* DATA LISTING *
⁂
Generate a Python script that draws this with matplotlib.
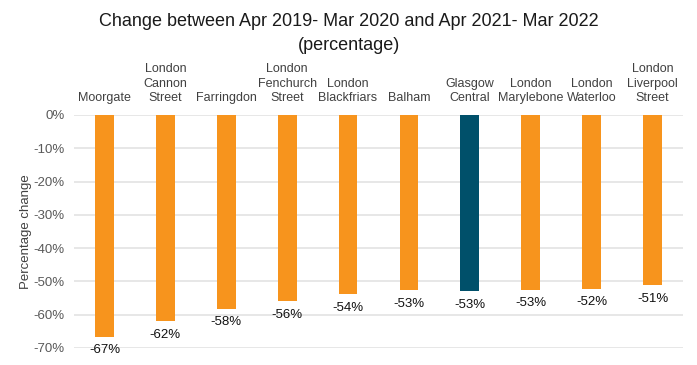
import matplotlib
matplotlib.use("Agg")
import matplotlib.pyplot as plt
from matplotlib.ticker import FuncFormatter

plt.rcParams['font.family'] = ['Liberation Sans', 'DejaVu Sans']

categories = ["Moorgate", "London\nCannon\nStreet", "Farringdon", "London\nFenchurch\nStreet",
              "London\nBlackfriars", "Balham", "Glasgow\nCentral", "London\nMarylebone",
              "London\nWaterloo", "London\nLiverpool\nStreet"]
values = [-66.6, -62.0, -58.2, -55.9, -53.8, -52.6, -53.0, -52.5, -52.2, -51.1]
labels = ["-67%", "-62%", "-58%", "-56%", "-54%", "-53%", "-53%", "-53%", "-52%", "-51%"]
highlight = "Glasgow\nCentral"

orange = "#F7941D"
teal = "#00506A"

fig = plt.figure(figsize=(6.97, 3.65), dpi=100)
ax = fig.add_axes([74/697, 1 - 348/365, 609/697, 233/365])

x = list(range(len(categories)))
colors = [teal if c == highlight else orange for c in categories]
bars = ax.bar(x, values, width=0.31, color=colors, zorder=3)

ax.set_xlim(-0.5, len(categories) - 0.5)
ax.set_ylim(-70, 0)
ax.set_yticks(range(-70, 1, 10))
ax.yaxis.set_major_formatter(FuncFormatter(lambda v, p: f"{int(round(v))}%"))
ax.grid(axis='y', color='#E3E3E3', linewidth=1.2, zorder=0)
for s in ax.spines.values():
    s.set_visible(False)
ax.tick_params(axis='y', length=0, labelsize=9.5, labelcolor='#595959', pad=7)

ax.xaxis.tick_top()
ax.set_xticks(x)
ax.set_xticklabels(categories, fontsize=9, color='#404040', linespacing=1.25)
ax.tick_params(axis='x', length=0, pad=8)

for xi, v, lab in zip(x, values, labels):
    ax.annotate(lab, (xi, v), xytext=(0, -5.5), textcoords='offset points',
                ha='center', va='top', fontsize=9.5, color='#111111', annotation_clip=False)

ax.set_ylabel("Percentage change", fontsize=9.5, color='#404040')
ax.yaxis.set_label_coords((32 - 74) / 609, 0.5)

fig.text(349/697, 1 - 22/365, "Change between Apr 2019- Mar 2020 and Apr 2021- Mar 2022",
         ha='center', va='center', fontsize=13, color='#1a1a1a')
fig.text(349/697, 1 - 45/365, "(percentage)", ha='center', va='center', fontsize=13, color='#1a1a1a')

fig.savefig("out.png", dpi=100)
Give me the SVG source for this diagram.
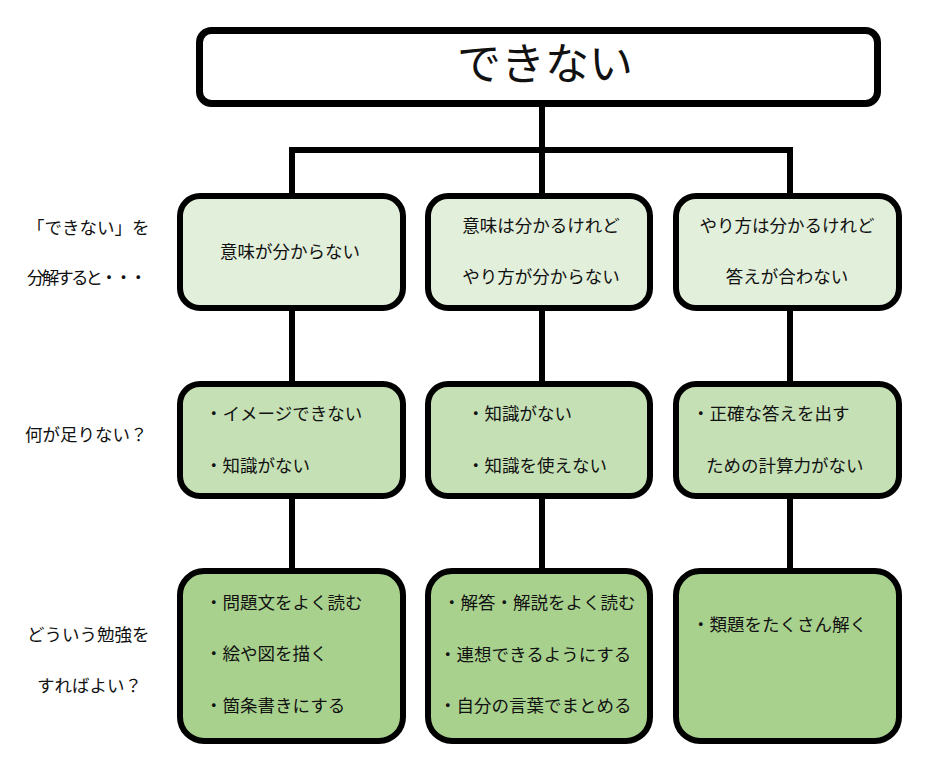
⁂
* REQUIREMENTS *
Can you restate all the records above word for word while dropping the pictures?

* OUTPUT FOR THIS EXERCISE *
Generate a Python script that draws this with matplotlib.
import matplotlib
matplotlib.use("Agg")
import matplotlib.pyplot as plt
from matplotlib.ticker import FuncFormatter

plt.rcParams['font.family'] = ['Liberation Sans', 'DejaVu Sans']

categories = ["Moorgate", "London\nCannon\nStreet", "Farringdon", "London\nFenchurch\nStreet",
              "London\nBlackfriars", "Balham", "Glasgow\nCentral", "London\nMarylebone",
              "London\nWaterloo", "London\nLiverpool\nStreet"]
values = [-66.6, -62.0, -58.2, -55.9, -53.8, -52.6, -53.0, -52.5, -52.2, -51.1]
labels = ["-67%", "-62%", "-58%", "-56%", "-54%", "-53%", "-53%", "-53%", "-52%", "-51%"]
highlight = "Glasgow\nCentral"

orange = "#F7941D"
teal = "#00506A"

fig = plt.figure(figsize=(6.97, 3.65), dpi=100)
ax = fig.add_axes([74/697, 1 - 348/365, 609/697, 233/365])

x = list(range(len(categories)))
colors = [teal if c == highlight else orange for c in categories]
bars = ax.bar(x, values, width=0.31, color=colors, zorder=3)

ax.set_xlim(-0.5, len(categories) - 0.5)
ax.set_ylim(-70, 0)
ax.set_yticks(range(-70, 1, 10))
ax.yaxis.set_major_formatter(FuncFormatter(lambda v, p: f"{int(round(v))}%"))
ax.grid(axis='y', color='#E3E3E3', linewidth=1.2, zorder=0)
for s in ax.spines.values():
    s.set_visible(False)
ax.tick_params(axis='y', length=0, labelsize=9.5, labelcolor='#595959', pad=7)

ax.xaxis.tick_top()
ax.set_xticks(x)
ax.set_xticklabels(categories, fontsize=9, color='#404040', linespacing=1.25)
ax.tick_params(axis='x', length=0, pad=8)

for xi, v, lab in zip(x, values, labels):
    ax.annotate(lab, (xi, v), xytext=(0, -5.5), textcoords='offset points',
                ha='center', va='top', fontsize=9.5, color='#111111', annotation_clip=False)

ax.set_ylabel("Percentage change", fontsize=9.5, color='#404040')
ax.yaxis.set_label_coords((32 - 74) / 609, 0.5)

fig.text(349/697, 1 - 22/365, "Change between Apr 2019- Mar 2020 and Apr 2021- Mar 2022",
         ha='center', va='center', fontsize=13, color='#1a1a1a')
fig.text(349/697, 1 - 45/365, "(percentage)", ha='center', va='center', fontsize=13, color='#1a1a1a')

fig.savefig("out.png", dpi=100)
Give me the SVG source for this diagram.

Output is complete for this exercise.